In meinen Augen bedarf es einer klaren ‚Mindset‘-Änderung bei Unternehmern und Investoren. Die oft versuchte Risikominimierung durch Diversifizierung, breit aufgestellte Pipelines oder zusätzliche Forschungsvorhaben und der Wunsch nach einer Querfinanzierung durch Umsätze ist zwar verständlich, steht aber dem vorrangigen Ziel einer nachhaltigen Wertsteigerung des Unternehmens entgegen. Oftmals fehlen eine klare Kommerzialisierungsvision und -strategie, die fortwährend hinterfragt und konsequent verfolgt werden. Der dafür ermittelte Finanzierungsbedarf muss mit den Investoren besprochen und durch eine möglichst langfristige Finanzierung ermöglicht werden. Die derzeitigen Finanzierungszeiträume sind in Deutschland meist zu kurz und binden zu viele (Management-)Ressourcen. Vor allem bei älteren Unternehmen entsteht oft ein Teufelskreis aus immer kürzeren Finanzierungszeiträumen und damit einhergehender verzögerter Produktentwicklung. Nur das nachhaltige Vertrauen in die eigene Innovation und das Marktpotential des Produkts kann zum Erfolg führen. Ist dieses Vertrauen an einer Stelle nicht gegeben, gilt es besser früh als spät die Konsequenzen zu ziehen.
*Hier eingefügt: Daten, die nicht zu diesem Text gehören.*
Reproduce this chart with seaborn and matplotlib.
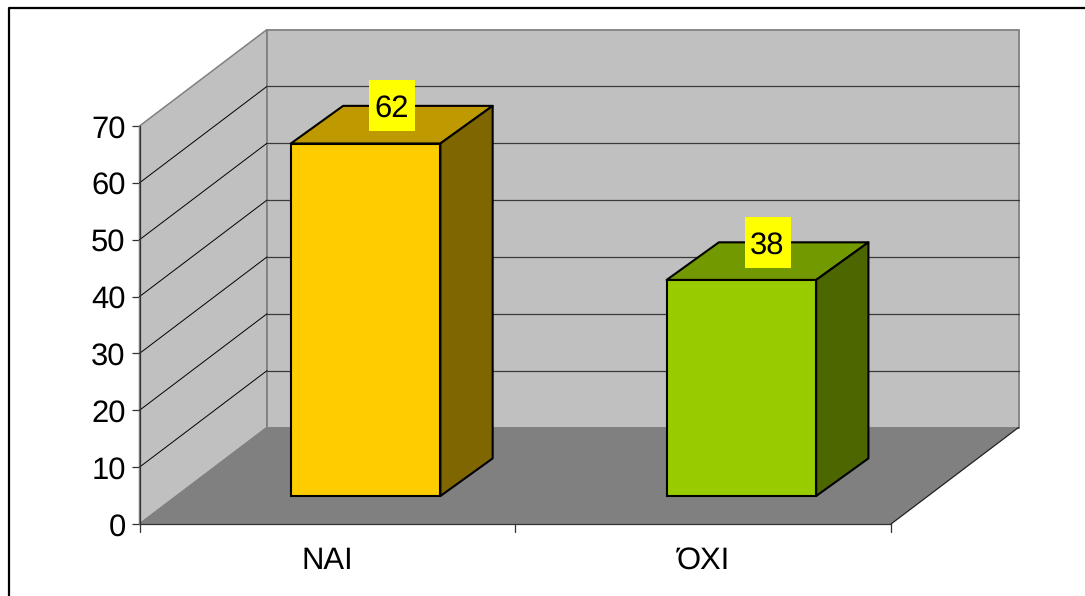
import matplotlib
matplotlib.use("Agg")
import matplotlib.pyplot as plt
from matplotlib.lines import Line2D
from matplotlib.patches import Polygon, Rectangle
from matplotlib.transforms import Affine2D
import pandas as pd
import seaborn as sns

categories = ["ΝΑΙ", "ΌΧΙ"]
values = [62, 38]
y_ticks = [0, 10, 20, 30, 40, 50, 60, 70]
front_colors = ["#FFCC00", "#99CC00"]
top_colors = ["#BF9900", "#739900"]
side_colors = ["#7F6600", "#4C6600"]

sns.set_theme(style="white")
plt.rcParams["font.family"] = ["Liberation Sans", "DejaVu Sans"]
plt.rcParams["text.hinting"] = "no_hinting"
plt.rcParams["text.hinting_factor"] = 1

W, H = 1085, 596
FONT_SIZE = 22.5
fig = plt.figure(figsize=(W / 100, H / 100), dpi=100, facecolor="white")
ax = fig.add_axes([139.5 / W, 1 - 524 / H, 751.5 / W, 398 / H])
ax.patch.set_alpha(0)

df = pd.DataFrame({"answer": categories, "count": values})
sns.barplot(
    data=df, x="answer", y="count", hue="answer", palette=front_colors, saturation=1,
    width=0.398, edgecolor="black", linewidth=1.5, legend=False, ax=ax, zorder=4,
)
ax.set_xlim(-0.5, 1.5)
ax.set_ylim(0, 70)

# Oblique projection: one unit of depth shifts a point right and up in data units
SHEAR_X = 127.5 / 375.75
SHEAR_Y = 96.5 / (398 / 70)
BAR_FRONT_X, BAR_FRONT_Y = 0.30, 0.29
BAR_BACK_X, BAR_BACK_Y = 0.71, 0.68
LABEL_W, LABEL_H = 46 / 375.75, 51 / (398 / 70)


def proj(x, y, depth=0.0):
    return (x + SHEAR_X * depth, y + SHEAR_Y * depth)


def bar_front(x, y):
    return (x + SHEAR_X * BAR_FRONT_X, y + SHEAR_Y * BAR_FRONT_Y)


def bar_back(x, y):
    return (x + SHEAR_X * BAR_BACK_X, y + SHEAR_Y * BAR_BACK_Y)


def face(points, **kw):
    ax.add_patch(Polygon(points, closed=True, clip_on=False, **kw))


x0, x1 = ax.get_xlim()
y0, y1 = ax.get_ylim()
WALL = "#C0C0C0"
EDGE = "#808080"

# Side wall, back wall and floor of the box
face([proj(x0, y0), proj(x0, y0, 1), proj(x0, y1, 1), proj(x0, y1)],
     facecolor=WALL, edgecolor=EDGE, linewidth=1.1, zorder=1)
face([proj(x0, y0, 1), proj(x1, y0, 1), proj(x1, y1, 1), proj(x0, y1, 1)],
     facecolor=WALL, edgecolor=EDGE, linewidth=1.3, zorder=1)
face([proj(x0, y0), proj(x1, y0), proj(x1, y0, 1), proj(x0, y0, 1)],
     facecolor="#808080", edgecolor="none", zorder=2)
ax.plot(*zip(proj(x0, y0), proj(x0, y0, 1)), color=EDGE, lw=1.0, zorder=2.1, clip_on=False)
ax.plot(*zip(proj(x1, y0), proj(x1, y0, 1)), color="#222222", lw=0.9, zorder=2.1, clip_on=False)

# Gridlines run along the side wall and across the back wall
for v in y_ticks[1:-1]:
    ax.plot(*zip(proj(x0, v), proj(x0, v, 1)), color="black", lw=0.7, zorder=1.5, clip_on=False)
    ax.plot(*zip(proj(x0, v, 1), proj(x1, v, 1)), color="#3a3a3a", lw=0.9, zorder=1.5, clip_on=False)

# Shift each front face into the box, then add its top and side faces
front_shift = Affine2D().translate(SHEAR_X * BAR_FRONT_X, SHEAR_Y * BAR_FRONT_Y)
for i, bar in enumerate(ax.patches[:len(categories)]):
    bar.set_transform(front_shift + ax.transData)
    bar.set_clip_on(False)
    left, right = bar.get_x(), bar.get_x() + bar.get_width()
    top = bar.get_height()
    face([bar_front(left, top), bar_front(right, top), bar_back(right, top), bar_back(left, top)],
         facecolor=top_colors[i], edgecolor="black", linewidth=1.5, joinstyle="round", zorder=3.5)
    face([bar_front(right, 0), bar_back(right, 0), bar_back(right, top), bar_front(right, top)],
         facecolor=side_colors[i], edgecolor="black", linewidth=1.5, joinstyle="round", zorder=3.5)

    # Value label on a yellow plate, centred over the top face's back edge
    label_x = (bar_front(left, top)[0] + bar_back(right, top)[0]) / 2
    label_y = bar_back(left, top)[1]
    ax.add_patch(Rectangle((label_x - LABEL_W / 2, label_y - LABEL_H / 2), LABEL_W, LABEL_H,
                           facecolor="#FFFF00", edgecolor="none", clip_on=False, zorder=5))
    ax.text(label_x, label_y, str(values[i]), ha="center", va="center_baseline",
            fontsize=FONT_SIZE, color="black", zorder=6, clip_on=False)

# Axis lines and ticks on the front plane
for name in ("top", "right"):
    ax.spines[name].set_visible(False)
for name in ("left", "bottom"):
    ax.spines[name].set_color("#333333")
    ax.spines[name].set_linewidth(0.9)
    ax.spines[name].set_zorder(3)
ax.set_xticks([x0, 0, 0.5, 1, x1])
ax.set_xticklabels(["", categories[0], "", categories[1], ""])
ax.set_yticks(y_ticks)
ax.set_xlabel("")
ax.set_ylabel("")
ax.tick_params(axis="y", left=True, length=6, width=0.9, color="#333333",
               labelsize=FONT_SIZE, labelcolor="black", pad=4)
ax.tick_params(axis="x", bottom=False, labelsize=FONT_SIZE, labelcolor="black", pad=10)
for x in (x0, 0.5, x1):
    ax.plot([x, x], [0, -1.4], color="#333333", lw=0.9, clip_on=False, zorder=3)

# Outer frame, open towards the right and bottom edges of the image
fig.add_artist(Line2D([9 / W, 9 / W, 1], [0, 1 - 8 / H, 1 - 8 / H], color="black", lw=1.6))

fig.savefig("out.png", dpi=100, facecolor="white")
Letztendlich sitzen Unternehmer und Investoren in einem Boot: Schaffen sie es, in die gleiche Richtung zu rudern, ist die Entwicklung einer disruptiven Innovation beziehungsweise eines Produkts, das sich am Markt bewähren kann, auch mit im globalen Wettstreit knappen Ressourcen möglich. Ist die Bereitschaft zu einer längerfristigen Finanzierung nicht gegeben oder können neue Investoren nicht eingebunden werden, muss die Reißleine gezogen und zum Beispiel über eine Geschäftsaufgabe oder die Veräußerung von Geschäftsteilen ernsthaft nachgedacht werden. Der positive Nebeneffekt: Mehr Ressourcen werden für andere Innovationen frei, die Gesamtzahl der erfolgreichen Firmenentwicklungen und Exits steigt, das Vertrauen der Investoren in die Branche wächst – und damit auch die Branche selbst. Das Potential ist auch unter den derzeitigen Rahmenbedingungen definitiv vorhanden. Nur Mut, die Wüste lebt!